The raging pandemic opened the floodgates for telehealth last year, more so after the addition of new options like audio-only service as part of the public health emergency. What was once limited largely to rural areas, coverage of telehealth services by traditional Medicare has undergone rapid expansion during the pandemic. A recent KFF analysis found that 1 in 4 Medicare beneficiaries had a telehealth visit with a doctor or other health professional between the summer and fall of 2020.
Medicare Advantage plans have been able to offer additional telehealth benefits not covered by traditional Medicare outside of the public health emergency. But this may not last forever. Coverage of telehealth services under traditional Medicare is expected to revert to the more limited availability when the public health emergency is lifted once the over-a-year-long pandemic ends.
If the Biden administration goes for the old telehealth coverage provisions post-pandemic, this may not augur well for the healthcare industry. Experts have long been saying that telehealth is here to stay. And a massive increase in its use during the year just goes to prove that.
To ensure continued access to these services, a slew of bills have already been introduced in Congress. Let’s have a look at some of the key Bills designed to make permanent much of the temporary telehealth coverage provisions.
1. Permanency for Audio-Only Telehealth Act
The most prominent among them is the Permanency for Audio-Only Telehealth Act. Introduced on December 18, 2020 by Congressmen Jason Smith and Tony Cardenas, the Act would allow CMS to reimburse Medicare providers for certain audio-only telehealth visits. The Act aims to permanently do away with technological and geographic barriers in rural areas like erratic broadband connectivity that doesn’t support audio-visual telemedicine technology. It will be a boon to the rural population. The Act has provisions for covering and reimbursing providers for evaluation and management services and mental and behavioral health services when extended via an audio-only telehealth platform.
2. Telehealth Response for E-prescribing Addiction Therapy Services (TREATS) Act
In February, Senators Rob Portman and Sheldon Whitehouse introduced the Telehealth Response for E-prescribing Addiction Therapy Services (TREATS) Act to support the expansion of telehealth services for substance use disorder treatment. The bill would build upon the Trump Administration’s action to waive regulatory restrictions for accessing care in the wake of the COVID-19 pandemic. While the temporary waivers provide a necessary reprieve for patients so that they may continue their treatments and counseling virtually, they are time-limited and will ultimately expire at the conclusion of the Public Health Emergency.

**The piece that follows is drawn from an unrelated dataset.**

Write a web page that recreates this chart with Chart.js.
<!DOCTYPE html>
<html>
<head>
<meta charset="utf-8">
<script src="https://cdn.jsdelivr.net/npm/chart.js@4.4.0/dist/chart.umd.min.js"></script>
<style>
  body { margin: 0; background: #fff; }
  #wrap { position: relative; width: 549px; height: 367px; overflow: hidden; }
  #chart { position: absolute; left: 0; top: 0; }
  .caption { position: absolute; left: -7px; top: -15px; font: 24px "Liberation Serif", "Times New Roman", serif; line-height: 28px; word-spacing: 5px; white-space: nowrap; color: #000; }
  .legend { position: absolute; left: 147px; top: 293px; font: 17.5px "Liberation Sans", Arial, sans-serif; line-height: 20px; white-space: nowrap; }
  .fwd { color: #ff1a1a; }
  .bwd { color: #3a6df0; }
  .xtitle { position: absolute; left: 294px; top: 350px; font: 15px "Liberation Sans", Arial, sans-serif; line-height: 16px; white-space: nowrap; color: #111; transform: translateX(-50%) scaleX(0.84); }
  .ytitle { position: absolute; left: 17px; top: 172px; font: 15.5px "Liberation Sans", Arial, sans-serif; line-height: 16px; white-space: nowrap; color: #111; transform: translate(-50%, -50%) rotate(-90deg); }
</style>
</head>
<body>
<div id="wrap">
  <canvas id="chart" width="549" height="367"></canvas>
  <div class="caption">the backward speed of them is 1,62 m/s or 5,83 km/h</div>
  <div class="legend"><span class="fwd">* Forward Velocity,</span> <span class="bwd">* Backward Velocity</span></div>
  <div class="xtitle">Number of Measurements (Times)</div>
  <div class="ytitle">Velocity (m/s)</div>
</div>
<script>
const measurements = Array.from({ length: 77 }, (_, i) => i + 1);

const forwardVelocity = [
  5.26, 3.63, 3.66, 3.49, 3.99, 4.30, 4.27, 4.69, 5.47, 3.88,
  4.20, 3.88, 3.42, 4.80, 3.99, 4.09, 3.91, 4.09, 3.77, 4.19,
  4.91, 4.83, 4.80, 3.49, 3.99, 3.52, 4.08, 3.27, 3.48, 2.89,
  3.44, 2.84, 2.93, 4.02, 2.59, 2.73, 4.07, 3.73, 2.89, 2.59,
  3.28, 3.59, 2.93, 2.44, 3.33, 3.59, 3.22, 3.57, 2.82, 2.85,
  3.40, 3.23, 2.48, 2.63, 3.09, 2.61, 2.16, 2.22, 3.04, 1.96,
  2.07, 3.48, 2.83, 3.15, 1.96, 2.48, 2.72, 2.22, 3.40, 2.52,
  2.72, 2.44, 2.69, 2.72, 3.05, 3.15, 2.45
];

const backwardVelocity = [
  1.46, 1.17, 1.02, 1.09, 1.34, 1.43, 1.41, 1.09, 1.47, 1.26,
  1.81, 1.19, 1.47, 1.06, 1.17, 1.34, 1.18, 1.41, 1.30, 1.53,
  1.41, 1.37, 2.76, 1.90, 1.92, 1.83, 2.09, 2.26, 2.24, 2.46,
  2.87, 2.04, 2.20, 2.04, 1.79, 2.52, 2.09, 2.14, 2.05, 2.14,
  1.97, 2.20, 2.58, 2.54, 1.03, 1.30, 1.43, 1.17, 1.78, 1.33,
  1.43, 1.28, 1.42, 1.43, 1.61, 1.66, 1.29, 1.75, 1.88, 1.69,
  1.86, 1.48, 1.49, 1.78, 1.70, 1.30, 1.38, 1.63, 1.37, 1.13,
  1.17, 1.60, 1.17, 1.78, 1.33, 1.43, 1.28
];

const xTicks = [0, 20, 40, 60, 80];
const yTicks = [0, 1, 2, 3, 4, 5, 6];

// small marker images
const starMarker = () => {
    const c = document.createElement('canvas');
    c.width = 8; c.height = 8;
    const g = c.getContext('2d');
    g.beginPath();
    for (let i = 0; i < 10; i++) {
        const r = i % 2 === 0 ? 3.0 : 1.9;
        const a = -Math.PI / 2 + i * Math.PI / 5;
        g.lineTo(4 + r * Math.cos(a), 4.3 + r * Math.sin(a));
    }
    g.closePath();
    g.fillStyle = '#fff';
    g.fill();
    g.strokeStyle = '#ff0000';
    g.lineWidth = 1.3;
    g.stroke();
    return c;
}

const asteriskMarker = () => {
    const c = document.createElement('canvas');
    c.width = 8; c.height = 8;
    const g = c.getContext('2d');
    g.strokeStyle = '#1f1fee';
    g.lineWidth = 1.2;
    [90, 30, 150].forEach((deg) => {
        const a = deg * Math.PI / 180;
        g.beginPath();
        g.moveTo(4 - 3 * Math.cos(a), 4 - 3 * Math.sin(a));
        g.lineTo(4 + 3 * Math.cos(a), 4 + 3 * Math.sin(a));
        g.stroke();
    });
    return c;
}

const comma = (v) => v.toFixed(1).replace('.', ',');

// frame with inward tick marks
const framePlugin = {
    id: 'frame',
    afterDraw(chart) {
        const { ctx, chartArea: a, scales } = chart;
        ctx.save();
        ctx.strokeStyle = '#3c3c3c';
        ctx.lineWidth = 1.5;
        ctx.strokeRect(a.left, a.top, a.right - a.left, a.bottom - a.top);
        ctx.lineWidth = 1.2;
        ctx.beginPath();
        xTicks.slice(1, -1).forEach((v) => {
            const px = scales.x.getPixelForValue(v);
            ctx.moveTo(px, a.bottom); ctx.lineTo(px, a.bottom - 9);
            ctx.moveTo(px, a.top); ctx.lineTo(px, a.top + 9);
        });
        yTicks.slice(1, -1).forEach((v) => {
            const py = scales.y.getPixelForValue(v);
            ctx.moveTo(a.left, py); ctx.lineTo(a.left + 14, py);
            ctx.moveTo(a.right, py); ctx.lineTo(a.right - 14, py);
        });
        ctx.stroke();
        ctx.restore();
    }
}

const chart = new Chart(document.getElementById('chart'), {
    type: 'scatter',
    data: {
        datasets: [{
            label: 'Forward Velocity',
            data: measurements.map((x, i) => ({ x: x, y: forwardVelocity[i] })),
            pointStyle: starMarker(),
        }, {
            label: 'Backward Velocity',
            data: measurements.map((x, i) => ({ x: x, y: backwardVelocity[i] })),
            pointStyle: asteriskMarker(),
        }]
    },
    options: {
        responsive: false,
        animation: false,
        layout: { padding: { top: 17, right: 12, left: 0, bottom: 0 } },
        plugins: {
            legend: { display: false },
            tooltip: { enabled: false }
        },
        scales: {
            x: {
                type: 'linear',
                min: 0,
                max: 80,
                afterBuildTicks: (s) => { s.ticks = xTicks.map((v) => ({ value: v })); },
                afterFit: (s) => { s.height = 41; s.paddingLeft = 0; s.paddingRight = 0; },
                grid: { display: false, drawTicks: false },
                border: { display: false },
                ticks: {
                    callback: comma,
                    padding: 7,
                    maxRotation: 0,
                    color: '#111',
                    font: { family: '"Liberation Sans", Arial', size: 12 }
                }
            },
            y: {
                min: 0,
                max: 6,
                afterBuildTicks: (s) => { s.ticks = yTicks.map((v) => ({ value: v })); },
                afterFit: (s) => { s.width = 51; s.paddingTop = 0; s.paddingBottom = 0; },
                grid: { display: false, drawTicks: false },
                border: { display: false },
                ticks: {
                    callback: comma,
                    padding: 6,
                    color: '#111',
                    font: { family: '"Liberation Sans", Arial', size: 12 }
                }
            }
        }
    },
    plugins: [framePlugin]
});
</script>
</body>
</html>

The TREATS Act would extend these telehealth flexibilities by making permanent key waivers, including the ability to prescribe Medication-Assisted Therapies (MAT) and other necessary drugs without needing a prior in-person visit and the ability to bill Medicare for audio-only telehealth services. By taking these steps, the TREATS Act will increase overall access to MAT and support telehealth needs in rural communities where broadband may be needed.
3. Telehealth Modernization Act
The bipartisan Telehealth Modernization Act was re-introduced in the last week of February by Senators Tim Scott, Brian Schatz, and Jeanne Shaheen in an attempt to update coverage restrictions that have long prevented life-saving telehealth services for many of the nation’s roughly 61 million Medicare beneficiaries. The Act aims to make two provisions permanent. First, ensuring that patients can access telehealth anywhere by permanently removing Medicare’s “geographic and originating site” restrictions, which required both that the patient live in a rural area and use telehealth at a doctor’s office or certain other clinical sites. Secondly, it is designed to protect access to telehealth for patients in rural areas.
Additionally, the Act gives the Secretary of Health and Human Services new authority to help patients continue to access telehealth from physical therapists, speech-language pathologists, and other health care providers, give Medicare recipients many more telehealth services and help Medicare hospice and home dialysis patients use telehealth to keep receiving necessary care.
4. Expanded Telehealth Access Act
The Act was reintroduced on March 23 this year to increase access to telehealth services by expanding the list of the providers eligible for Medicare reimbursement for providing care via telehealth. In a bid to reduce any risks associated with visiting medical providers during the coronavirus pandemic, the Centers for Medicare & Medicaid Services expanded the types of health care providers who receive reimbursement for telehealth services. This Act aims to make permanent reimbursement eligibility for physical therapists, audiologists, occupational therapists, and speech-language pathologists and permits the Secretary of Health and Human Services to expand this list.
Conclusion: Expanding coverage of telehealth beyond the pandemic is an absolute necessity given that it has benefited mostly the disadvantaged population, like those with disabilities, with low incomes, and in communities of color. Policymakers have received wide support in their efforts to expand some or all of the existing flexibilities surrounding telehealth services even after the public health emergency comes to an end. The use of telehealth amid the pandemic has exhibited the critical role technology can play in improving health equity.